Entries provided:
━━━

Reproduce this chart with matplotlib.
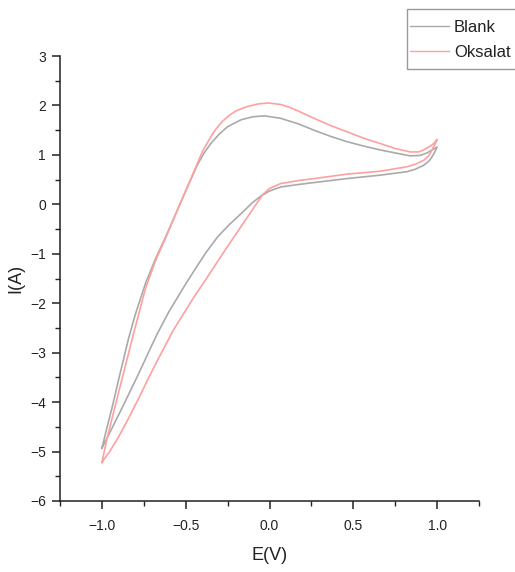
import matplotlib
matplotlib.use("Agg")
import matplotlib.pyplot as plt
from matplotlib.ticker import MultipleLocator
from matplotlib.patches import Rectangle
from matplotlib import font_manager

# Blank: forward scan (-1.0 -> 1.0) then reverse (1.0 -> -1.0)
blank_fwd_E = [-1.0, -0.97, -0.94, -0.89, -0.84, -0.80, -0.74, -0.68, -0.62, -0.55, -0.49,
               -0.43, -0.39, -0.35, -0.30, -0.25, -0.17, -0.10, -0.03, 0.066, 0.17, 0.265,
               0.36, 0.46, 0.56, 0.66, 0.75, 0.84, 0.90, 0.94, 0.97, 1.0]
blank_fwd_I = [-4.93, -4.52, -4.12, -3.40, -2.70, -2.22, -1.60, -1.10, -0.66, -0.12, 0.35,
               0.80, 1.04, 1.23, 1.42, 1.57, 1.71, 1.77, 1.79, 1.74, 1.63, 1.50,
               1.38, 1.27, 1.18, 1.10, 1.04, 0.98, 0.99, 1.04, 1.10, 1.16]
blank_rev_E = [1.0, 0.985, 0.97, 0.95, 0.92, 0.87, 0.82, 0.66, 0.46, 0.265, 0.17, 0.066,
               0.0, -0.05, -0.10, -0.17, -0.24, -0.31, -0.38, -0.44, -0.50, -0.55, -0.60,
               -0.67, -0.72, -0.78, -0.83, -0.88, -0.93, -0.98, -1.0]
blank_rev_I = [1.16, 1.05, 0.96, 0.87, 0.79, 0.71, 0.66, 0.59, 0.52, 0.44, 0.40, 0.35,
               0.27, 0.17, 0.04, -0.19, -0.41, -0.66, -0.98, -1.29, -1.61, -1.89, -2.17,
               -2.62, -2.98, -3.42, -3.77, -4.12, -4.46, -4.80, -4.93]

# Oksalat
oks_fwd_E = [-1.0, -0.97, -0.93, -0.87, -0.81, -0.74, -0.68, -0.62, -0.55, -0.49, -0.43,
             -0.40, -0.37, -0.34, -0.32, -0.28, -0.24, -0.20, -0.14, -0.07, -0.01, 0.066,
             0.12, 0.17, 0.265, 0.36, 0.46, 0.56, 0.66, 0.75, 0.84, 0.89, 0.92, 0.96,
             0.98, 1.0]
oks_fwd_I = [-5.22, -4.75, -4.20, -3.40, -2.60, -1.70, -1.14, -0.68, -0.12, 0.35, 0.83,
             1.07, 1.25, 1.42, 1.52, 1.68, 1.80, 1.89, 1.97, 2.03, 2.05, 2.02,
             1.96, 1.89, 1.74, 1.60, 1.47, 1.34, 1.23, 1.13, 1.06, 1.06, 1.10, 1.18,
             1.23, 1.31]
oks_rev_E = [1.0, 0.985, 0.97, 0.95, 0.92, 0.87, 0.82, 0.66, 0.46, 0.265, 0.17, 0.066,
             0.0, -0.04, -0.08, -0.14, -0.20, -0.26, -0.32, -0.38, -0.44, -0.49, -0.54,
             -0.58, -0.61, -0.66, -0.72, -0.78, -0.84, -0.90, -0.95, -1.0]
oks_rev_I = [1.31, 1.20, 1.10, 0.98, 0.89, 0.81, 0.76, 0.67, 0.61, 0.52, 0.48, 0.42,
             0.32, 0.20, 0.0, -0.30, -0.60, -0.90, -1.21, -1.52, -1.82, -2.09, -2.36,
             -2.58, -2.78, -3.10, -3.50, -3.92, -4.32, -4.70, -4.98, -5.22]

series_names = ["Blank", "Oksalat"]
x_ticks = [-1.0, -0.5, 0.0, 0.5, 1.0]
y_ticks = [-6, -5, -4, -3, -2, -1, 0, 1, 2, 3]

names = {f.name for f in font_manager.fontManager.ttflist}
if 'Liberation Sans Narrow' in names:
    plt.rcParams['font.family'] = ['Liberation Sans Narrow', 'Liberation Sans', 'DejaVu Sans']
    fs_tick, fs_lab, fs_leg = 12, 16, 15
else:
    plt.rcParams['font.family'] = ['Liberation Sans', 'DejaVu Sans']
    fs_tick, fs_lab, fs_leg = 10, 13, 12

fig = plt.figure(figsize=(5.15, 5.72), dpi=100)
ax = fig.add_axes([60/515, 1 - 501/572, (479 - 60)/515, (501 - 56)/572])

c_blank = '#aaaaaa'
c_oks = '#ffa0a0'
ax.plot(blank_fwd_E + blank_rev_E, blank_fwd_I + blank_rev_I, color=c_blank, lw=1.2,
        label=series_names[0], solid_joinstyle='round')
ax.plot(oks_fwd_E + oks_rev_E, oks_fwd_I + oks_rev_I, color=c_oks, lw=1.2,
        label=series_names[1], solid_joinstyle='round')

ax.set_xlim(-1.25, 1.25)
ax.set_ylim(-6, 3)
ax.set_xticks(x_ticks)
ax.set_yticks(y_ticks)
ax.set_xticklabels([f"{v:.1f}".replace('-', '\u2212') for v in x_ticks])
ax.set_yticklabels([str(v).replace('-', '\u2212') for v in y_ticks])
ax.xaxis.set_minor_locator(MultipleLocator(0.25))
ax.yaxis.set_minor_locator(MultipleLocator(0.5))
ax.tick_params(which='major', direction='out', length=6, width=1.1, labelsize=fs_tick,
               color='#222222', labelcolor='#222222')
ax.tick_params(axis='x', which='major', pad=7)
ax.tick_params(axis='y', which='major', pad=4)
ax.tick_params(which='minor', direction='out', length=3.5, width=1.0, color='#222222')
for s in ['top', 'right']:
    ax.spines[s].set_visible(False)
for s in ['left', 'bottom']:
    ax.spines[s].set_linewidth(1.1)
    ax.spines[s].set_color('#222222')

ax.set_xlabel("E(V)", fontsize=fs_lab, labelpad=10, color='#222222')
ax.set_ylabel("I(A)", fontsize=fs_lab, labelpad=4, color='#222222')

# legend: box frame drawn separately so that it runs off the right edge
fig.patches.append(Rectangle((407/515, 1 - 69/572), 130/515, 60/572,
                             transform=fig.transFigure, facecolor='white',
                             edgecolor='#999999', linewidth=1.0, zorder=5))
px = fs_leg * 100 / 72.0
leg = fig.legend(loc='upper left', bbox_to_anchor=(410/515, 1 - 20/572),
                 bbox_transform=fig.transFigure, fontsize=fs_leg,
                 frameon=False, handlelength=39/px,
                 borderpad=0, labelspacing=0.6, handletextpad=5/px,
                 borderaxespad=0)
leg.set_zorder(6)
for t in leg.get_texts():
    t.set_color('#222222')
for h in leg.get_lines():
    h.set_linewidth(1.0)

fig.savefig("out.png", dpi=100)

━━━

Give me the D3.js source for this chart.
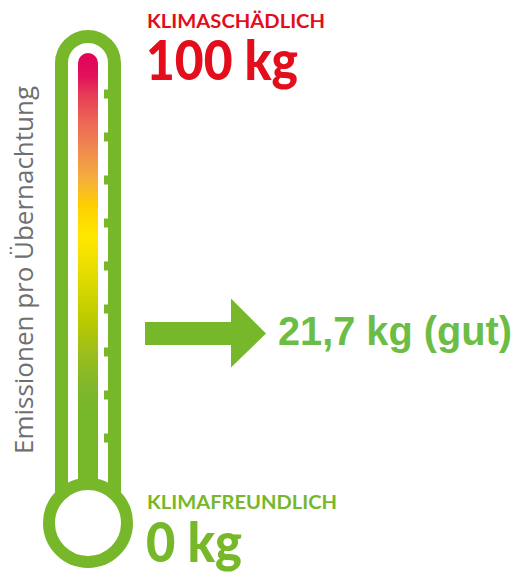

━━━

Work to complete:
Go up to the line with "Reproduce this chart with matplotlib." and retype exactly from there through the line with "from matplotlib import font_manager". Leave out pictures.

Full output:
Reproduce this chart with matplotlib.
import matplotlib
matplotlib.use("Agg")
import matplotlib.pyplot as plt
from matplotlib.ticker import MultipleLocator
from matplotlib.patches import Rectangle
from matplotlib import font_manager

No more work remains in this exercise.